Secretary of State Marco Rubio used the fifth anniversary of the July 11, 2021 protests in Cuba to send a plain message: free the political prisoners and accept real reform, or keep suffering the consequences. His statement urged the immediate release of those jailed and reminded Havana that the United States has offered conditional humanitarian and reconstruction assistance. That offer — up to $100 million delivered through the Church and independent groups — comes with a clear price: meaningful political and economic change. The choice is simple. The regime can take help or keep its iron grip.

Rubio’s message — firm, direct, and long overdue

Secretary of State Marco Rubio called the Cuban crackdown “brutal” and rightly demanded the release of jailed protesters. He tied the humanitarian offer to real safeguards: aid would bypass state military-run channels and go to trusted churches and NGOs. This is not charity theater. It’s common sense. The Trump administration’s mix of pressure — sanctions, legal actions, and conditional aid — is designed to hurt the regime, not the people.
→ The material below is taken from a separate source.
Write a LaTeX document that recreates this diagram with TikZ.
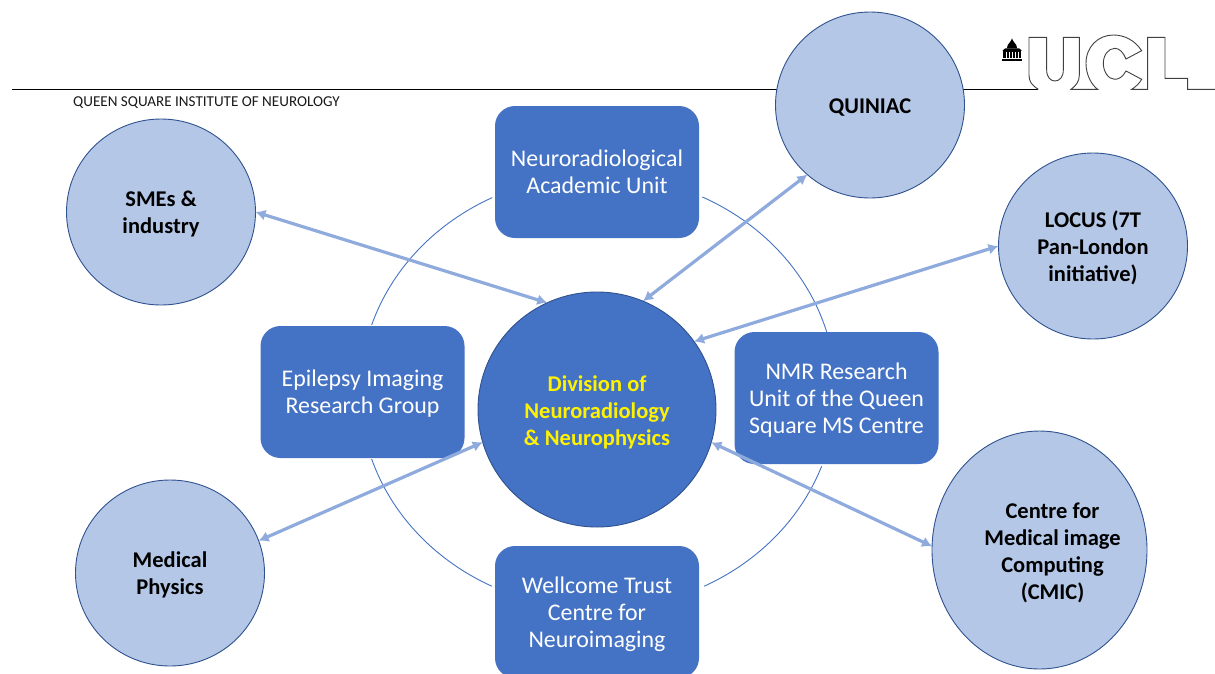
\documentclass[tikz,border=0pt]{standalone}
\usepackage{fontspec}
\setmainfont{Carlito}
\usetikzlibrary{arrows.meta,shapes.geometric}
\definecolor{darkblue}{HTML}{4472C4}
\definecolor{lightblue}{HTML}{B4C7E7}
\definecolor{arrowblue}{HTML}{8FAADC}
\definecolor{edgeblue}{HTML}{2F528F}
\NewDocumentCommand{\ctext}{O{8pt}O{0pt}m}{\raisebox{-#1}[0pt][0pt]{\makebox[0pt]{\hspace*{#2}\begin{tabular}{@{}c@{}}#3\end{tabular}}}}
\tikzset{
  x=1pt,y=-1pt,
  unitbox/.style={draw=none,fill=darkblue,rounded corners=20pt,minimum width=204pt,minimum height=132pt,
    text=white,font=\fontsize{23.9}{27}\selectfont,outer sep=0pt,inner sep=0pt},
  partner/.style={ellipse,draw=edgeblue,line width=0.9pt,fill=lightblue,minimum width=189pt,minimum height=186pt,
    text=black,font=\fontsize{22.5}{27}\selectfont\bfseries,outer sep=0pt,inner sep=0pt},
  hub/.style={ellipse,draw=edgeblue,line width=0.9pt,fill=darkblue,minimum width=238pt,minimum height=235pt,
    text=yellow,font=\fontsize{22.5}{27}\selectfont\bfseries,outer sep=0pt,inner sep=0pt},
  link/.style={draw=arrowblue,line width=3.2pt,{Latex[length=10pt,width=11pt]}-{Latex[length=10pt,width=11pt]}},
  ring/.style={draw=darkblue,line width=0.9pt},
  rule/.style={draw=black,line width=0.9pt},
  logoline/.style={draw=black!75,line width=0.9pt,line join=miter}
}
\begin{document}
\begin{tikzpicture}
\useasboundingbox (0,0) rectangle (1215,673);
% header rule
\draw[rule] (12,89.5) -- (1038.3,89.5);
\node[anchor=west,inner sep=0pt,font=\fontsize{15.1}{18}\selectfont,text=black!90] (inst) at (73,103) {QUEEN SQUARE INSTITUTE OF NEUROLOGY};
% UCL logo
\begin{scope}[shift={(960,20)},x=0.3333pt,y=-0.3333pt]
  \draw[logoline] (235,208) .. controls (215,195) and (207,185) .. (207,165) -- (207,52) -- (260,52) -- (260,150)
    .. controls (260,172) and (272,183) .. (285,183) .. controls (298,183) and (310,172) .. (310,150)
    -- (310,52) -- (358,52) -- (358,165) .. controls (358,185) and (348,197) .. (333,208) -- (413,208)
    .. controls (395,195) and (378,165) .. (378,130) .. controls (378,80) and (415,45) .. (460,45)
    .. controls (495,45) and (525,62) .. (545,92) -- (498,117)
    .. controls (490,97) and (478,85) .. (465,85) .. controls (445,85) and (430,105) .. (430,130)
    .. controls (430,155) and (445,178) .. (465,178) .. controls (478,178) and (490,168) .. (498,153)
    -- (545,178) .. controls (538,190) and (528,200) .. (515,208) -- (563,208) -- (563,52) -- (615,52)
    -- (615,175) -- (683,175) -- (683,208) -- (765,208);
  \fill[black] (127,124) rectangle (186,118);
  \fill[black] (130,115) rectangle (183,90);
  \fill[black] (127,92) -- (186,92) -- (177,85) -- (136,85) -- cycle;
  \fill[black] (141,85) .. controls (141,72) and (150,70) .. (153,62) -- (156,55) -- (159,62) .. controls (162,70) and (171,72) .. (171,85) -- cycle;
  \foreach \cx in {137,146,155,164,173}{\fill[white] (\cx,96) rectangle ++(4,17);}
\end{scope}
% ring segments
\foreach \ta/\tb in {-64/-16, 20/63.5, 116.5/162, 198/243.6}{
  \draw[ring] plot[domain=\ta:\tb,samples=40,smooth] ({598+238*cos(\x)},{392+217*sin(\x)});
}
% units
\node[unitbox] (nau) at (597,172) {\ctext[9pt]{Neuroradiological\\Academic Unit}};
\node[unitbox] (eir) at (362.5,392) {\ctext[9pt]{Epilepsy Imaging\\Research Group}};
\node[unitbox] (nmr) at (836.5,398) {\ctext[9.5pt]{NMR Research\\Unit of the Queen\\Square MS Centre}};
\node[unitbox] (wtc) at (597,612) {\ctext[9.5pt]{Wellcome Trust\\Centre for\\Neuroimaging}};
% centre
\node[hub] (div) at (597,409.5) {\ctext[8.5pt]{Division of\\Neuroradiology\\\&\ Neurophysics}};
% partners
\node[partner] (sme) at (161,212) {\ctext{SMEs \&\\industry}};
\node[partner] (qui) at (870,105) {\ctext{QUINIAC}};
\node[partner] (loc) at (1093,246) {\ctext{LOCUS (7T\\Pan-London\\initiative)}};
\node[partner] (med) at (170,573) {\ctext{Medical\\Physics}};
\node[partner,minimum width=215pt,minimum height=238pt] (cmi) at (1039.5,550) {\ctext[8.5pt][26pt]{Centre for\\Medical image\\Computing\\(CMIC)}};
% links
\draw[link] (sme.0) -- (div.115.7);
\draw[link] (qui.228) -- (div.67);
\draw[link] (loc.180) -- (div.35.6);
\draw[link] (cmi.178) -- (div.-16);
\draw[link] (med.20) -- (div.196.8);
\end{tikzpicture}
\end{document}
If you want to help Cubans, you don’t hand money to the same people who lock their neighbors in jail for shouting “Libertad.”

A clear choice for Cuba’s rulers: reform or isolation

For years, the regime has blamed everything but its own failed ideology for the mess on the island. Shortages, blackouts, and corruption are the results of decisions made in Havana, not a Washington plot. Rubio’s statement points that out and warns that the U.S. will use every tool to push for change. Good. When a government hosts hostile foreign forces, lines up with America’s adversaries, and jails its own people for protesting, it isn’t a partner — it’s a threat. The regime can either reform and accept real oversight, or they can double down and watch Cuba sink further into isolation.

What to watch next — acceptance, action, or more excuses

Expect the predictable Havana denial and outrage. That’s their playbook. The real test will be whether they accept the humanitarian package on the offered terms and whether prisoners are freed in any meaningful number. Rights groups tally “hundreds to over a thousand” held for political reasons, depending on definitions; the exact number matters, and independent verification should guide policy choices. Watch also for new sanctions or legal moves from Washington if the regime refuses to budge. If the Cuban people want change, they need pressure from outside and solidarity from allies inside Cuba. The Church channels offer a real path to get aid into honest hands — and that’s exactly what the administration is proposing.

In the end, Rubio and President Donald Trump are doing what leaders should: standing with the oppressed and applying pressure to the oppressors. Conservatives who believe in freedom should back a policy that separates helping people from propping up dictators. The Cuban people deserve a chance at liberty and prosperity. If the regime won’t choose reform, then the world should keep the pressure on until it does. That’s not grandstanding — it’s strategy. And in the fight for freedom, strategy matters more than nice words from dictators who have run out of excuses.